The Tomlinson proposals for reform of the 14-19 curriculum and qualifications in England need careful consideration in Wales - even though education is devolved to our own government.
But the existence of a "Tomlinson diploma" should not mean that Wales is irredeemably driven to the same curriculum and assessment structures as England. Indeed, there are features of the Tomlinson proposals which would allow each of our two nations to develop its own system of curriculum and qualifications, underpinned by a common standard.
The need for a common standard is important because of the two-way flow of people between Wales and England in the higher education and employment sectors. The National Qualifications Framework for England, Wales and Northern Ireland recognises the concept of "portable" qualifications, and a common currency of learning "credits" seems the appropriate next step for 14-19 qualifications.
Such an approach is at an early stage of development in Wales (the credit and qualifications framework), while Tomlinson proposes a credit system for measuring the amount of learning undertaken and for aggregating chunks of learning into whole diplomas.
Within a common credit framework, governments would be able to emphasise important differences in curriculum content.
For example, the Welsh Assembly's guidance on 14-19 reforms, Learning Pathways, sets out a "core" that all learners should study.

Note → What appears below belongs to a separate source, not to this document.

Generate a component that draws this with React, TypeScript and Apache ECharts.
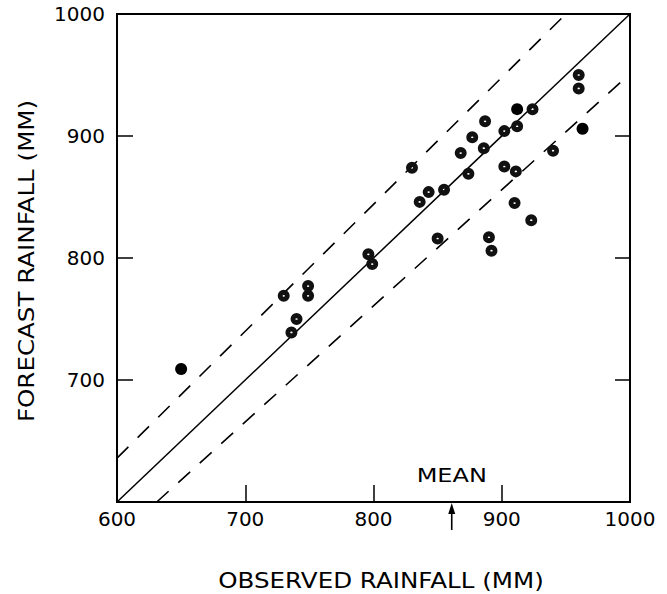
import React, { useEffect, useRef } from "react";
import * as echarts from "echarts";

// Observed (x) / forecast (y) rainfall, mm — points drawn with a speckled interior
const hatchedObserved = [960, 960, 924, 912, 887, 902, 877, 886, 868, 940, 830, 874, 902, 911, 843, 855, 836, 910, 923, 850, 890, 892, 796, 799, 749, 749, 730, 740, 736];
const hatchedForecast = [950, 939, 922, 908, 912, 904, 899, 890, 886, 888, 874, 869, 875, 871, 854, 856, 846, 845, 831, 816, 817, 806, 803, 795, 777, 769, 769, 750, 739];
// Solid black points
const filledObserved = [912, 963, 650];
const filledForecast = [922, 906, 709];

// Reference lines
const perfectLine = [[600, 600], [1000, 1000]];
const upperBand = [[600, 636], [950, 1000]];
const lowerBand = [[631, 600], [1000, 951]];

const MEAN_OBSERVED = 861;
const AXIS_MIN = 600;
const AXIS_MAX = 1000;
const AXIS_STEP = 100;

const FONT = "DejaVu Sans";

const holeSymbol =
  "path://M0,10 A10,10 0 1,1 20,10 A10,10 0 1,1 0,10 Z M8,10 A2,1.4 0 1,0 12,10 A2,1.4 0 1,0 8,10 Z";

export default function App() {
  const ref = useRef<HTMLDivElement>(null);

  useEffect(() => {
    document.body.style.margin = "0";
    const chart = echarts.init(ref.current!, null, { renderer: "svg" });
    const hatched = hatchedObserved.map((x, i) => [x, hatchedForecast[i]]);
    const filled = filledObserved.map((x, i) => [x, filledForecast[i]]);

    const tick = (len: number) => ({
      show: true,
      inside: true,
      length: len,
      lineStyle: { color: "#000", width: 1.5 },
    });
    const plain = (v: number) => String(v);

    chart.setOption({
      animation: false,
      backgroundColor: "#fff",
      grid: {
        left: 117,
        top: 14,
        width: 513,
        height: 488,
        show: true,
        borderColor: "#000",
        borderWidth: 2,
        backgroundColor: "transparent",
      },
      xAxis: {
        type: "value",
        min: AXIS_MIN,
        max: AXIS_MAX,
        interval: AXIS_STEP,
        axisLine: { show: false },
        axisTick: tick(17),
        splitLine: { show: false },
        axisLabel: {
          margin: 7,
          color: "#000",
          fontSize: 20,
          fontFamily: FONT,
          formatter: plain,
        },
      },
      yAxis: [
        {
          type: "value",
          min: AXIS_MIN,
          max: AXIS_MAX,
          interval: AXIS_STEP,
          position: "left",
          axisLine: { show: false },
          axisTick: tick(16),
          splitLine: { show: false },
          axisLabel: {
            showMinLabel: false,
            margin: 12,
            color: "#000",
            fontSize: 20,
            fontFamily: FONT,
            formatter: plain,
          },
        },
        {
          type: "value",
          min: AXIS_MIN,
          max: AXIS_MAX,
          interval: AXIS_STEP,
          position: "right",
          axisLine: { show: false },
          axisTick: tick(15),
          splitLine: { show: false },
          axisLabel: { show: false },
        },
      ],
      series: [
        {
          type: "line",
          data: perfectLine,
          symbol: "none",
          lineStyle: { color: "#000", width: 1.5 },
          z: 2,
        },
        {
          type: "line",
          data: upperBand,
          symbol: "none",
          lineStyle: { color: "#000", width: 1.6, type: [16, 13] },
          z: 2,
        },
        {
          type: "line",
          data: lowerBand,
          symbol: "none",
          lineStyle: { color: "#000", width: 1.6, type: [16, 13] },
          z: 2,
        },
        {
          type: "scatter",
          data: hatched,
          symbol: holeSymbol,
          symbolSize: 12,
          itemStyle: { color: "#111", opacity: 1 },
          z: 3,
        },
        {
          type: "scatter",
          data: filled,
          symbol: "circle",
          symbolSize: 12,
          itemStyle: { color: "#000", opacity: 1 },
          z: 3,
        },
      ],
    });

    const [mx, my] = chart.convertToPixel({ xAxisIndex: 0, yAxisIndex: 0 }, [MEAN_OBSERVED, AXIS_MIN]) as number[];

    chart.setOption({
      graphic: [
        {
          type: "text",
          x: mx,
          y: my - 27,
          scaleX: 1.2,
          style: {
            text: "MEAN",
            fontSize: 20,
            fontFamily: FONT,
            fill: "#000",
            align: "center",
            verticalAlign: "middle",
          },
        },
        {
          type: "line",
          shape: { x1: mx, y1: my + 28, x2: mx, y2: my + 8 },
          style: { stroke: "#000", lineWidth: 1.6 },
        },
        {
          type: "polygon",
          shape: { points: [[mx, my + 1], [mx - 3.5, my + 12], [mx + 3.5, my + 12]] },
          style: { fill: "#000" },
        },
        {
          type: "text",
          x: 381,
          y: 581,
          scaleX: 1.17,
          style: {
            text: "OBSERVED RAINFALL (MM)",
            fontSize: 21,
            fontFamily: FONT,
            fill: "#000",
            align: "center",
            verticalAlign: "middle",
          },
        },
        {
          type: "text",
          x: 27,
          y: 261,
          rotation: Math.PI / 2,
          scaleX: 1.17,
          style: {
            text: "FORECAST RAINFALL (MM)",
            fontSize: 21,
            fontFamily: FONT,
            fill: "#000",
            align: "center",
            verticalAlign: "middle",
          },
        },
      ],
    });

    return () => chart.dispose();
  }, []);

  return <div ref={ref} style={{ width: 667, height: 594 }} />;
}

This includes Welsh language skills; Wales, Europe and the world; and community participation opportunities and creative experiences.
These meet the needs of a bilingual society on the periphery of Europe with particular social and economic needs - but do not feature in Tomlinson's core (of functional literacy, numeracy and information and communications technology skills, and an extended research or practical project).
This would likely mean that Wales's learning core might be larger than the illustrative 60 core credits in Tomlinson's 180-credit diploma (complemented by 120 credits of A-level, GCSE or vocational-style learning).
But a common currency would still ensure that a Welsh baccalaureate, requiring a total of 180 credits, represented the same amount of learning as a 180-credit diploma in England.
While pioneering work is needed to establish a robust common credit regime to measure the volume of learning across the successors to GCSE and GCE study modules, awarding bodies are experienced in comparing the level of the chunks of learning that generate those credits.
This would allow both an English diploma and a Welsh baccalaureate to be constructed from programmes of study that are equivalent in volume and level, while reflecting potentially different curriculum emphases and accommodating individual pathways chosen by learners.
There might also be good reason for differences in the proportion of teacher assessment in the two countries. Wales would already seem to be placing greater emphasis on teacher assessment as key stage tests at 11 and 14 are discontinued. Meanwhile, England might retain a largely external system.
In the interests of overall balance, and taking account of teacher workloads, there might be a case for a greater proportion of external assessment at 14-19 in Wales.
Awarding bodies are familiar with the need to establish comparability across options having different proportions of internal assessment, so this discretion in assessment design can also be accommodated.
Tomlinson prudently refers to the need for robust evidence that a system predominantly based on teacher judgement can operate effectively and fairly.
Experience suggests there are implications for teachers' workload in having a system that ensures internal assessments are reliable.
Likewise, there are well-known dangers in the statistical use of external tests to moderate teachers' assessments. The high premium placed on external marks can distort an element's importance way beyond its intended weighting. Rather than having to accept a pre-determined mix of internal and external assessment, Wales should develop a framework based on its own view of the balance between complementary forms of assessment.
Wales also needs to respond to the challenge of raising the profile of assessment within the profession. There are alternatives to Tomlinson's proposed "chartered assessor" structure and Institute of Assessment based in England.
There is the potential for developing a strong, Wales-based coalition for professional development relating to assessment. The key players would need to include universities providing teacher training and professional development, the General Teaching Council for Wales, local authorities and Estyn, and the WJEC, the Welsh exams board.
With Learning Pathways as the policy framework, and with early practical experience of the Welsh baccalaureate, we should be confident that Wales can develop 14-19 curriculum and assessment arrangements that can co-exist with, and not be overshadowed by, the implementation of Tomlinson.